Fabrikanın bir özelliği de kendi enerjisini üreten ilk fabrika olmasıdır. Mamasun Barajı’nda kurulan elektrik santrali ile elektriğini kendi üretir, fazla enerji şehrin aydınlatılmasında kullanılır. Azmi Milli T.A.Ş. AEG Türk Anonim Elektrik Şirketi ile anlaşarak elektrik işletmesini hayata geçirmiştir.
Ülkemizde elektrikle aydınlanan ilk dört şehirden biri olan Aksaray'ı civarda bulunan birçok şehir tatlı bir kıskançlıkla izlemiş olmalı. Mumlarla, gaz lambalarıyla zor bir hayat süren Anadolu’nun ortasında Aksaraylılar, Azmi Milli sayesinde büyük nimete kavuşmuşlardı. (O yıllardaTürkiye'de yalnız Tarsus ile İzmir ve İstanbul'un bir kısım semtlerinde elektrik varmış. Ankara dahi havagazı ve gaz lambalarıyla aydınlatılıyormuş.)

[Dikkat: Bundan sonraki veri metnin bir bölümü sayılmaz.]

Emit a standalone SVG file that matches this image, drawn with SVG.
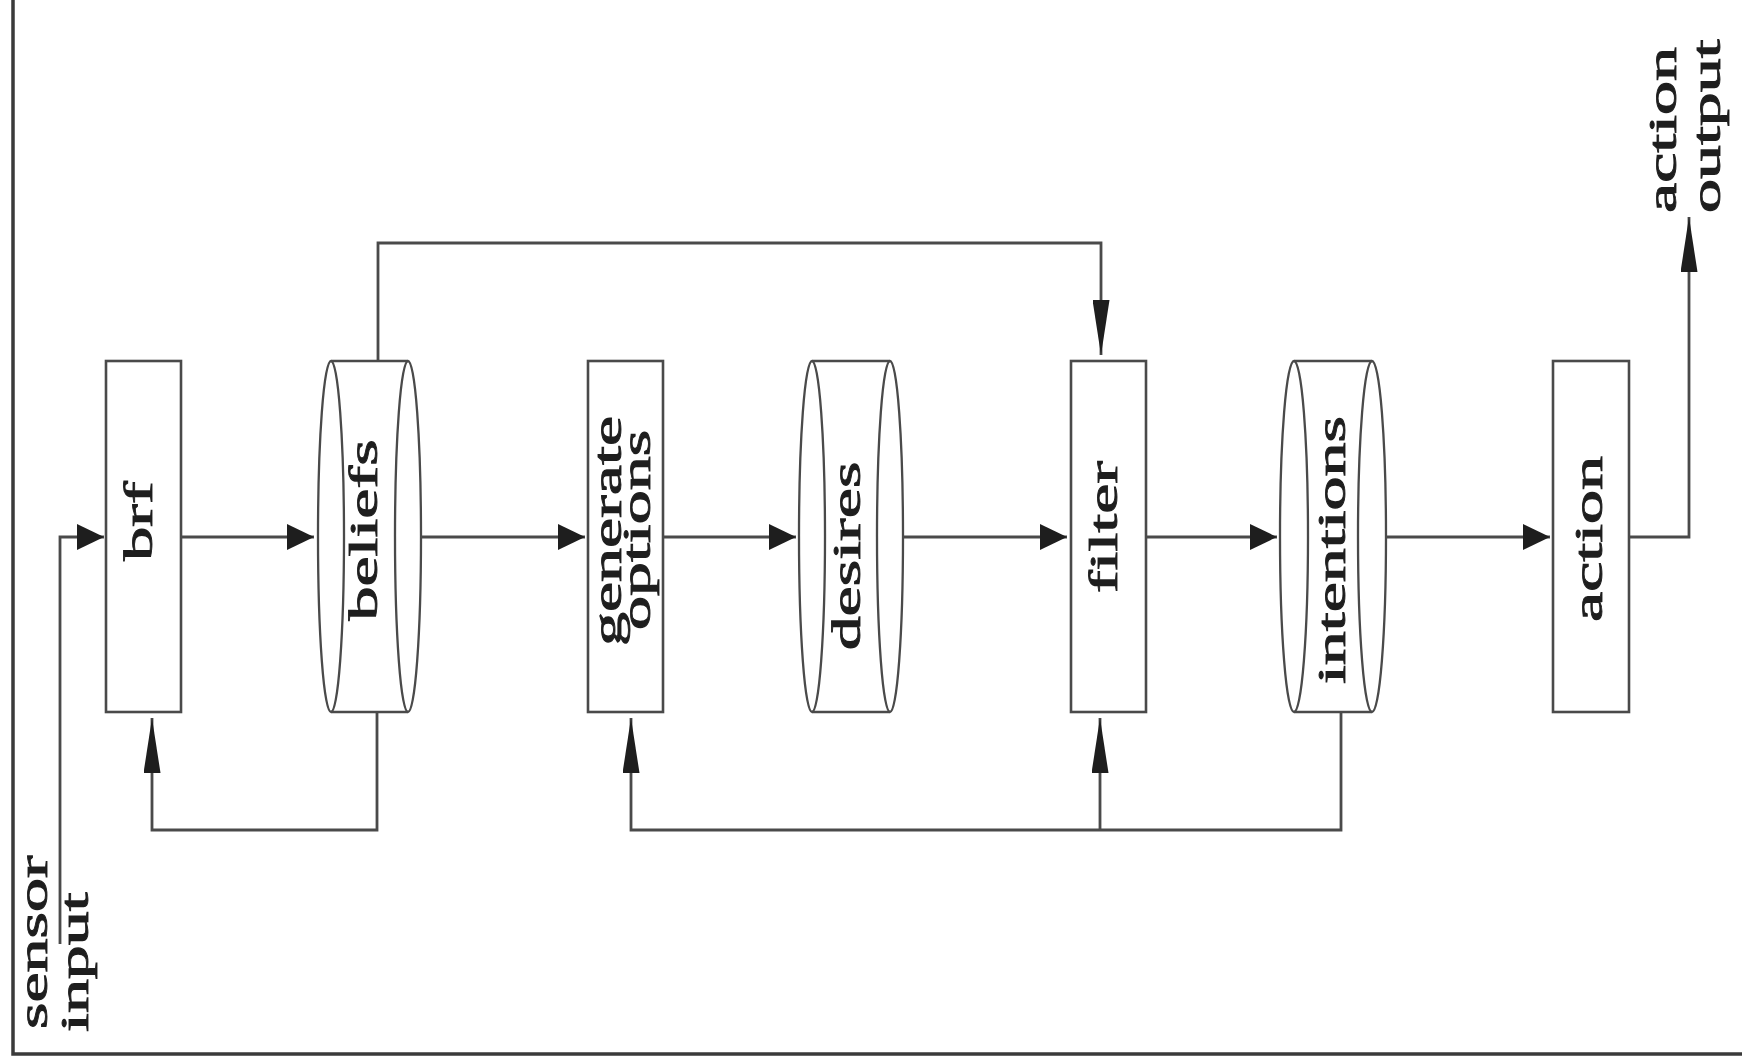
<svg xmlns="http://www.w3.org/2000/svg" width="1742" height="1064" viewBox="0 0 1742 1064">
  <style>
    .box { fill: #ffffff; stroke: #4a4a4a; stroke-width: 2.6; }
    .cyl { fill: none; stroke: #4a4a4a; stroke-width: 2.3; }
    .conn { fill: none; stroke: #4a4a4a; stroke-width: 2.8; }
    .lbl { font-family: "Liberation Serif", "Times New Roman", serif; font-size: 40px; fill: #1e1e1e; stroke: #1e1e1e; stroke-width: 0.9; }
    .mid { text-anchor: middle; }
    .frame { fill: none; stroke: #3a3a3a; stroke-width: 3.5; }
  </style>
  <defs>
    <marker id="ah" viewBox="0 0 27 26" refX="27" refY="13" markerWidth="27" markerHeight="26" markerUnits="userSpaceOnUse" orient="auto">
      <path d="M0,0 L27,13 L0,26 Z" fill="#1e1e1e"/>
    </marker>
    <marker id="av" viewBox="0 0 55 17" refX="55" refY="8.5" markerWidth="55" markerHeight="17" markerUnits="userSpaceOnUse" orient="auto">
      <path d="M0,0 L55,8.5 L0,17 Z" fill="#1e1e1e"/>
    </marker>
  </defs>
  <rect width="1742" height="1064" fill="#ffffff"/>
  <path class="frame" d="M13,0 L13,1054 L1742,1054"/>

  <g id="connectors">
    <path class="conn" d="M60,944 L60,537 L104,537" marker-end="url(#ah)"/>
    <path class="conn" d="M181,537 L314,537" marker-end="url(#ah)"/>
    <path class="conn" d="M421,537 L585,537" marker-end="url(#ah)"/>
    <path class="conn" d="M663,537 L796,537" marker-end="url(#ah)"/>
    <path class="conn" d="M903,537 L1067,537" marker-end="url(#ah)"/>
    <path class="conn" d="M1146,537 L1277,537" marker-end="url(#ah)"/>
    <path class="conn" d="M1386,537 L1550,537" marker-end="url(#ah)"/>
    <path class="conn" d="M1629,537 L1689,537 L1689,217" marker-end="url(#av)"/>
    <path class="conn" d="M377,712 L377,830 L152,830 L152,718" marker-end="url(#av)"/>
    <path class="conn" d="M378,361 L378,243 L1101,243 L1101,355" marker-end="url(#av)"/>
    <path class="conn" d="M1341,712 L1341,830 L631,830 L631,718" marker-end="url(#av)"/>
    <path class="conn" d="M1100,830 L1100,718" marker-end="url(#av)"/>
  </g>

  <g id="brf">
    <rect class="box" x="106" y="361" width="75" height="351"/>
    <text class="lbl mid" transform="translate(152,521) rotate(-90) scale(1.7,1)">brf</text>
  </g>

  <g id="beliefs">
    <line class="cyl" x1="331" y1="361" x2="408" y2="361"/>
    <line class="cyl" x1="331" y1="712" x2="408" y2="712"/>
    <ellipse class="cyl" cx="331" cy="536.5" rx="13" ry="175.5"/>
    <ellipse class="cyl" cx="408" cy="536.5" rx="13" ry="175.5"/>
    <text class="lbl mid" transform="translate(377,530) rotate(-90) scale(1.7,1)">beliefs</text>
  </g>

  <g id="generate-options">
    <rect class="box" x="588" y="361" width="75" height="351"/>
    <text class="lbl mid" transform="translate(621,531) rotate(-90) scale(1.7,1)">generate</text>
    <text class="lbl mid" transform="translate(650,530) rotate(-90) scale(1.7,1)">options</text>
  </g>

  <g id="desires">
    <line class="cyl" x1="812" y1="361" x2="890" y2="361"/>
    <line class="cyl" x1="812" y1="712" x2="890" y2="712"/>
    <ellipse class="cyl" cx="812" cy="536.5" rx="13" ry="175.5"/>
    <ellipse class="cyl" cx="890" cy="536.5" rx="13" ry="175.5"/>
    <text class="lbl mid" transform="translate(860,556) rotate(-90) scale(1.7,1)">desires</text>
  </g>

  <g id="filter">
    <rect class="box" x="1071" y="361" width="75" height="351"/>
    <text class="lbl mid" transform="translate(1117,527) rotate(-90) scale(1.7,1)">filter</text>
  </g>

  <g id="intentions">
    <line class="cyl" x1="1294" y1="361" x2="1372" y2="361"/>
    <line class="cyl" x1="1294" y1="712" x2="1372" y2="712"/>
    <ellipse class="cyl" cx="1294" cy="536.5" rx="14" ry="175.5"/>
    <ellipse class="cyl" cx="1372" cy="536.5" rx="14" ry="175.5"/>
    <text class="lbl mid" transform="translate(1345,550) rotate(-90) scale(1.7,1)">intentions</text>
  </g>

  <g id="action">
    <rect class="box" x="1553" y="361" width="76" height="351"/>
    <text class="lbl mid" transform="translate(1602,539) rotate(-90) scale(1.7,1)">action</text>
  </g>

  <g id="sensor-input">
    <text class="lbl" transform="translate(47,1029) rotate(-90) scale(1.7,1)">sensor</text>
    <text class="lbl" transform="translate(88,1032) rotate(-90) scale(1.7,1)">input</text>
  </g>

  <g id="action-output">
    <text class="lbl" transform="translate(1676,213) rotate(-90) scale(1.7,1)">action</text>
    <text class="lbl" transform="translate(1720,213) rotate(-90) scale(1.7,1)">output</text>
  </g>
</svg>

Elektrikle tanışan Aksaray’da kazalar da eksik olmaz. İlk elektrik kazası meydana gelince, Vali Ziya (Günar) Bey, gazete vasıtasıyla halkı daha dikkatli olması için uyarmayı ihmal etmez:
"Makam-ı vilayetten: Martın on beşinci günü kasabadan köyüne giden Gücünkayalı Hulusi oğlu Fehmi ile Mehmet oğlu Halil isimlerindeki gençlerden Fehmi, elindeki demir uçlu değnekle Kireçlik Boğazı’nda, elektrik fabrikasından Aksaray’a gelen tellere urmak suretiyle oynarken, Fehmi’yi elektrik çarparak bir saniyede öldürmüştür. Evvelce de ilan edilmiştir ki; bu elektrik kuvveti başka bir şeye benzemez. Parmağın ucunu tele dokunan adam derhal ölür. İşte ilk defa bu genç öldü. Çok müteessir olduk. Badema gerek kasabada gerekse hariçte telefon ve elektrik tellerine katiyen dokunulmasın. Yoksa böyle ölümle neticeleneceği bu vakada belli oldu. Aynı zamanda bu tellerle oynamak isteyen görüldüğü, haber verildiği takdirde pek ağır ceza görür. İşte bir kere daha ilan olunur. Vali Ziya".
Şirket (fabrikaya biz şirket derdik) deyince anılarımda canlanan iki isim var. Biri öğrencilik yıllarındaki gazeteci ben'in haber kaynağı amatör tarihçi Mehmet HAMZAKADI, öbürü yakın komşumuz ve akrabamız, sülalemizin KATILAR boyundan (öteki boy KADIOĞULLARI) Feramuz Emmi (ikisi de rahmete gark olsunlar). İkisini de anlatacağım inşallah.